Departures
Yôjitrô Takita : ou comment des films sur des attouchements dans les trains peuvent conduire à tout, même à l’Oscar. En comparant Departures simplement avec le favori, Valse avec Bachir, le choix de l’Académie américaine laisse songeur. Paradoxalement, c’est son côté mélodramatique, souvent trop appuyé, qui lui a sans doute valu de remporter la statuette dorée.
Daigo est violoncelliste dans un orchestre à Tokyo. Malheureusement, l’orchestre est dissous en raison de son manque de succès. Il se retrouve sur les bras avec un violoncelle hors de prix qu’il a acheté à crédit, et se rend compte qu’il ne possède pas le talent suffisant pour percer. Il décide donc de retourner dans sa ville natale en province, où sa mère lui a légué une maison. Son amie abandonne son travail dans la capitale et accepte de le suivre. Daigo répond à une annonce pour ce qu’il croit être une agence de voyage et se fait embaucher. S’il est effectivement question de voyages, ce n’est pas ceux auxquels il pensait.
Daigo est en effet recruté pour assister la personne qui s’occupe de la toilette et de l’habillage des défunts. Au Japon, cette cérémonie a la particularité de se dérouler sous les yeux de la famille. La charge émotionnelle d’une telle scène est évidente tant elle touche à l’intime. Seul un être au cœur de pierre ne pourra pas être ému par ces scènes, points forts du film.
La qualité d’un thème ne fait pas bien sûr celle d’un film, mais celui de Yôjitrô Takita a l’intérêt de dévoiler un pan méconnu et intrigant de la culture japonaise. Daigo se trouve au cœur de la contradiction de la société japonaise concernant les métiers liés à la mort. Ses amis et sa fiancée estiment qu’il se souille en touchant ainsi les morts. Ils le somment de choisir : le métier dans lequel il excelle ou l’appartenance à la communauté ?
Choix ardu étant donné l’importance du groupe au pays du soleil levant. Dans le même temps, cette communauté réduite à sa composante de base, la famille, lui est reconnaissante pour son travail, son œuvre devrais-je dire, qui consiste à redonner une apparence de vie au disparu avant un dernier adieu.
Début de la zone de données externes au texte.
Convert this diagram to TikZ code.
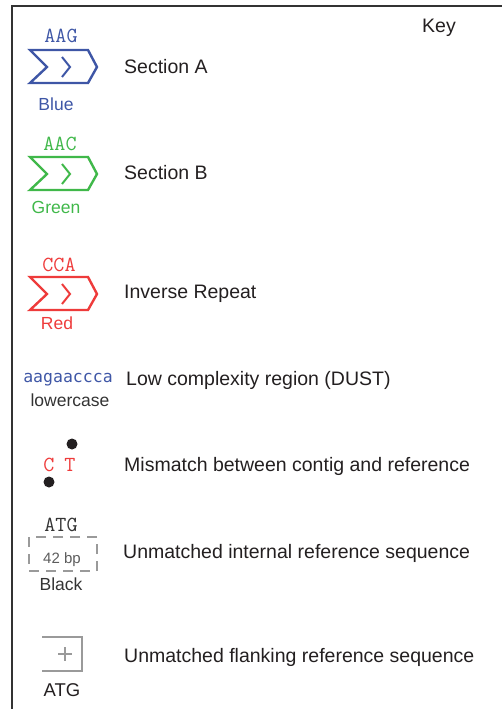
\documentclass[tikz,border=0pt]{standalone}
\usepackage{fontspec}
\setmainfont{Liberation Sans}
\newfontfamily\dejamono{DejaVu Sans Mono}
\definecolor{kblue}{HTML}{3E56A6}
\definecolor{kgreen}{HTML}{40B84A}
\definecolor{kred}{HTML}{EE3B3B}
\definecolor{kgray}{HTML}{9A9A9A}
\definecolor{ktext}{HTML}{231F20}
\definecolor{kdark}{HTML}{333333}
\begin{document}
\begin{tikzpicture}[x=1pt,y=-1pt,
  lbl/.style={anchor=west,inner sep=0pt,text=ktext,font=\fontsize{19.5}{20}\selectfont},
  small/.style={inner sep=0pt,font=\fontsize{17.5}{18}\selectfont},
  seq/.style={inner sep=0pt,font=\ttfamily\fontsize{21.5}{22}\selectfont},
  chev/.style={line width=2.4pt,line join=miter},
  pics/chevron/.style={code={
    \draw[chev,#1] (0,0) -- (58,0) -- (67,17) -- (58,33) -- (0,33) -- (17,17) -- cycle;
    \draw[chev,#1,line width=2pt] (32,7) -- (40,17) -- (32,27);
  }}]
\useasboundingbox (0,0) rectangle (502,709);
\draw[kdark,line width=2pt] (12,709) -- (12,6) -- (502,6);
\node[small,text=ktext,font=\fontsize{19.5}{20}\selectfont] (key) at (439,28) {Key};

% Section A
\node[seq,text=kblue] (aag) at (61,36) {AAG};
\pic at (30,50) {chevron=kblue};
\node[small,text=kblue] (blue) at (56,104) {Blue};
\node[lbl] (secA) at (124,67) {Section A};

% Section B
\node[seq,text=kgreen] (aac) at (60,144) {AAC};
\pic at (30,157) {chevron=kgreen};
\node[small,text=kgreen] (green) at (56,207) {Green};
\node[lbl] (secB) at (124,173) {Section B};

% Inverse repeat
\node[seq,text=kred] (cca) at (59,265) {CCA};
\pic at (30,277) {chevron=kred};
\node[small,text=kred] (red) at (57,323) {Red};
\node[lbl] (inv) at (124,294) {Inverse Repeat};

% Low complexity
\node[inner sep=0pt,text=kblue,font=\dejamono\fontsize{16.5}{18}\selectfont] (low) at (68,380) {aagaaccca};
\node[small,text=kdark] (lc) at (70,400) {lowercase};
\node[lbl] (dust) at (126,380) {Low complexity region (DUST)};

% Mismatch
\node[seq,text=kred] (c) at (49,465) {C};
\node[seq,text=kred] (t) at (70,465) {T};
\fill[ktext] (72,444) circle (5.5);
\fill[ktext] (49,482) circle (5.5);
\node[lbl] (mis) at (124,466) {Mismatch between contig and reference};

% Unmatched internal
\node[seq,text=kdark] (atg1) at (61,525) {ATG};
\node[draw=kgray,line width=2.4pt,dash pattern=on 10pt off 7pt,minimum width=68pt,minimum height=34pt,inner sep=0pt] (gap) at (63,554) {};
\node[inner sep=0pt,text=kdark!80,font=\fontsize{15}{16}\selectfont] (bp) at (62,560) {42 bp};
\node[small,text=kdark] (black) at (61,584) {Black};
\node[lbl] (umi) at (123,553) {Unmatched internal reference sequence};

% Unmatched flanking
\draw[kgray,line width=2.4pt] (42,637) -- (82,637) -- (82,671) -- (42,671);
\draw[kgray,line width=1.6pt] (58,654) -- (72,654) (65,647) -- (65,661);
\node[small,text=ktext,font=\fontsize{18.5}{19}\selectfont] (atg2) at (62,690) {ATG};
\node[lbl] (umf) at (124,657) {Unmatched flanking reference sequence};
\end{tikzpicture}
\end{document}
Outre la facture très classique de l’ensemble (normal me direz vous, pour un film sur un violoncelliste), le principal reproche que l’on adressera à Departures est son mélodramatisme excessif. Il en irradie le spectateur à haute dose. Une scène de musique en plein champs atteint même un sommet de ridicule. Les faits évoqués dans le film sont déjà suffisamment mélodramatiques sans qu’il y ait besoin de les noyer sous les sanglots longs du violoncelle. Le metteur en scène en apporte lui-même la preuve en supprimant la musique le temps d’une cérémonie mortuaire. Il laisse seulement parler l’émotion des acteurs : un ange passe.
Pour autant, il serait dommage de se braquer devant les faiblesses du film. En effet, outre l’émotion qu’il véhicule, Departures n’est pas compassé. S’il évoque des thèmes graves, l’humour est loin d’être absent, même lors des scènes les plus délicates, sans déraper dans le grotesque. Daigo est ainsi bien surpris quand il officie pour la première fois.
J’ai une autre hypothèse à propos de la victoire de Departures aux Oscars. Dans leur subconscient, les membres de l’académie des arts et sciences du cinéma ne se seraient-ils rappelés qu’eux, les gens du spectacle, étaient considérés il n’y a pas encore très longtemps comme des gens pas très fréquentables ? Dans tous les cas, ce n’est pas en France qu’un réalisateur ayant débuté dans les films coquins aurait quelque chance de la représenter aux Oscars !
Présenté au cours de la 11ème édition du Festival du film asiatique de Deauville, Departures sortira sur les écrans français le 27 mai 2009.